**What this task involves**. Reply with one number only, the count of lines holding the string "size".

BEGIN

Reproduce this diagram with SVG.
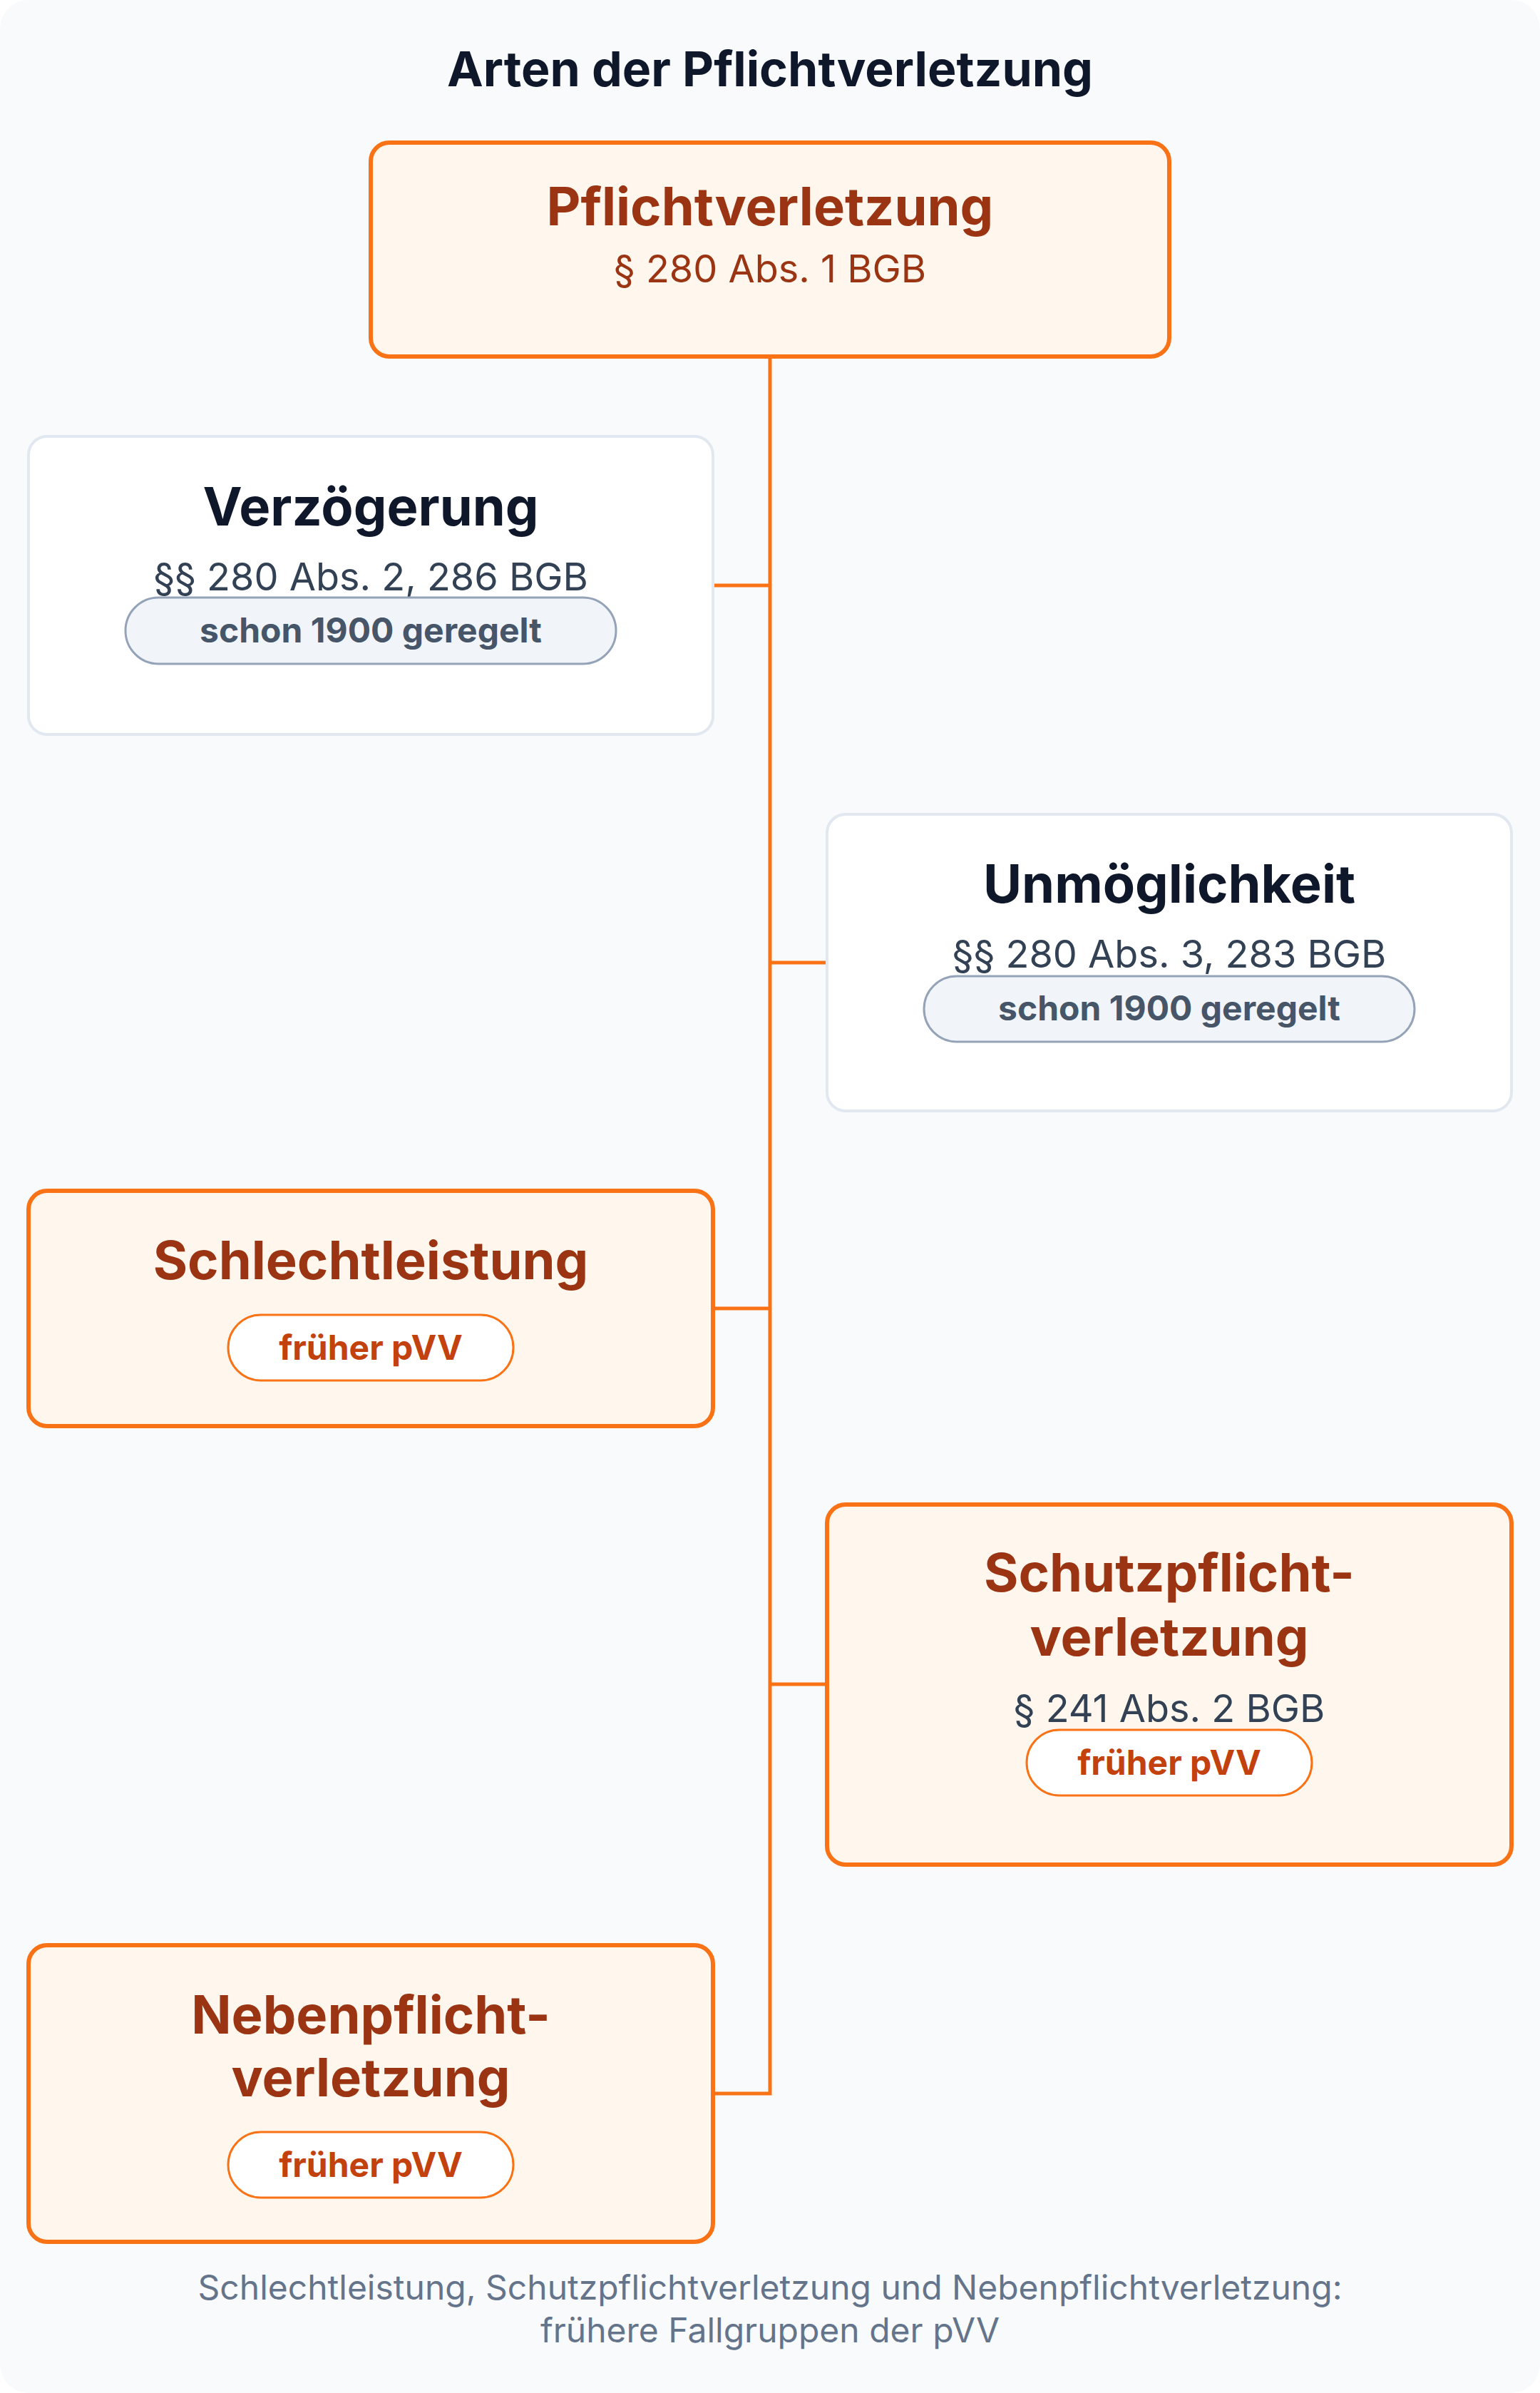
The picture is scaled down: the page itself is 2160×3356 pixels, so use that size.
<svg xmlns="http://www.w3.org/2000/svg" width="2160" height="3356" viewBox="0 0 2160 3356">
<style>
.bg{fill:#f8fafc}
.hot{fill:#fff7ed;stroke:#f97316;stroke-width:6}
.cold{fill:#ffffff;stroke:#e2e8f0;stroke-width:4}
.pillG{fill:#f1f5f9;stroke:#94a3b8;stroke-width:3}
.pillO{fill:#ffffff;stroke:#f97316;stroke-width:3}
.conn{fill:none;stroke:#f97316;stroke-width:5}
text{font-family:Inter,"Liberation Sans",sans-serif;text-anchor:middle}
.title{font-size:68px;font-weight:700;fill:#0f172a}
.hT{font-size:74px;font-weight:700;fill:#9a3412}
.cT{font-size:74px;font-weight:700;fill:#0f172a}
.hS{font-size:54px;font-weight:400;fill:#9a3412}
.cS{font-size:54px;font-weight:400;fill:#334155}
.pG{font-size:48px;font-weight:700;fill:#475569}
.pO{font-size:48px;font-weight:700;fill:#c2410c}
.foot{font-size:48px;font-weight:400;fill:#64748b}
</style>
<rect class="bg" x="0" y="0" width="2160" height="3356" rx="40"/>
<text class="title" x="1080" y="121">Arten der Pflichtverletzung</text>
<g id="connectors">
<path class="conn" d="M1080 500 V2936 H1000"/>
<path class="conn" d="M1080 821 H1000"/>
<path class="conn" d="M1080 1350 H1160"/>
<path class="conn" d="M1080 1835 H1000"/>
<path class="conn" d="M1080 2362 H1160"/>
</g>
<g id="pflichtverletzung">
<rect class="hot" x="520" y="200" width="1120" height="300" rx="26"/>
<text class="hT" x="1080" y="316">Pflichtverletzung</text>
<text class="hS" x="1080" y="396">§ 280 Abs. 1 BGB</text>
</g>
<g id="verzoegerung">
<rect class="cold" x="40" y="612" width="960" height="418" rx="26"/>
<text class="cT" x="520" y="737">Verzögerung</text>
<text class="cS" x="520" y="828">§§ 280 Abs. 2, 286 BGB</text>
<rect class="pillG" x="176" y="838" width="688" height="93" rx="46.5"/>
<text class="pG" x="520" y="901">schon 1900 geregelt</text>
</g>
<g id="unmoeglichkeit">
<rect class="cold" x="1160" y="1142" width="960" height="416" rx="26"/>
<text class="cT" x="1640" y="1266">Unmöglichkeit</text>
<text class="cS" x="1640" y="1357">§§ 280 Abs. 3, 283 BGB</text>
<rect class="pillG" x="1296" y="1369" width="688" height="92" rx="46"/>
<text class="pG" x="1640" y="1431">schon 1900 geregelt</text>
</g>
<g id="schlechtleistung">
<rect class="hot" x="40" y="1670" width="960" height="330" rx="26"/>
<text class="hT" x="520" y="1794">Schlechtleistung</text>
<rect class="pillO" x="320" y="1844" width="400" height="92" rx="46"/>
<text class="pO" x="520" y="1907">früher pVV</text>
</g>
<g id="schutzpflichtverletzung">
<rect class="hot" x="1160" y="2110" width="960" height="505" rx="26"/>
<text class="hT" x="1640" y="2232">Schutzpflicht-</text>
<text class="hT" x="1640" y="2322">verletzung</text>
<text class="cS" x="1640" y="2415">§ 241 Abs. 2 BGB</text>
<rect class="pillO" x="1440" y="2426" width="400" height="92" rx="46"/>
<text class="pO" x="1640" y="2489">früher pVV</text>
</g>
<g id="nebenpflichtverletzung">
<rect class="hot" x="40" y="2728" width="960" height="416" rx="26"/>
<text class="hT" x="520" y="2852">Nebenpflicht-</text>
<text class="hT" x="520" y="2940">verletzung</text>
<rect class="pillO" x="320" y="2990" width="400" height="92" rx="46"/>
<text class="pO" x="520" y="3053">früher pVV</text>
</g>
<text class="foot" x="1080" y="3225">Schlechtleistung, Schutzpflichtverletzung und Nebenpflichtverletzung:</text>
<text class="foot" x="1080" y="3285">frühere Fallgruppen der pVV</text>
</svg>
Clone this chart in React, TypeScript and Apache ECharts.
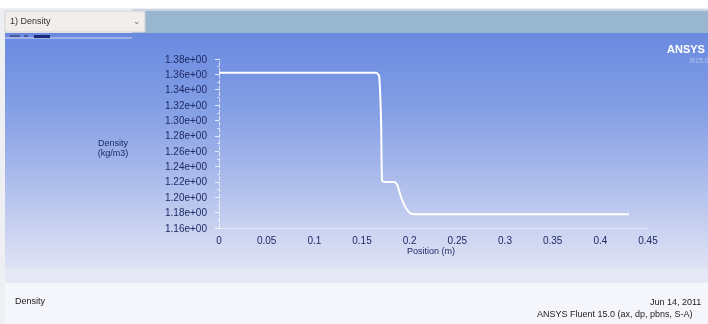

END

**Task solution**. 9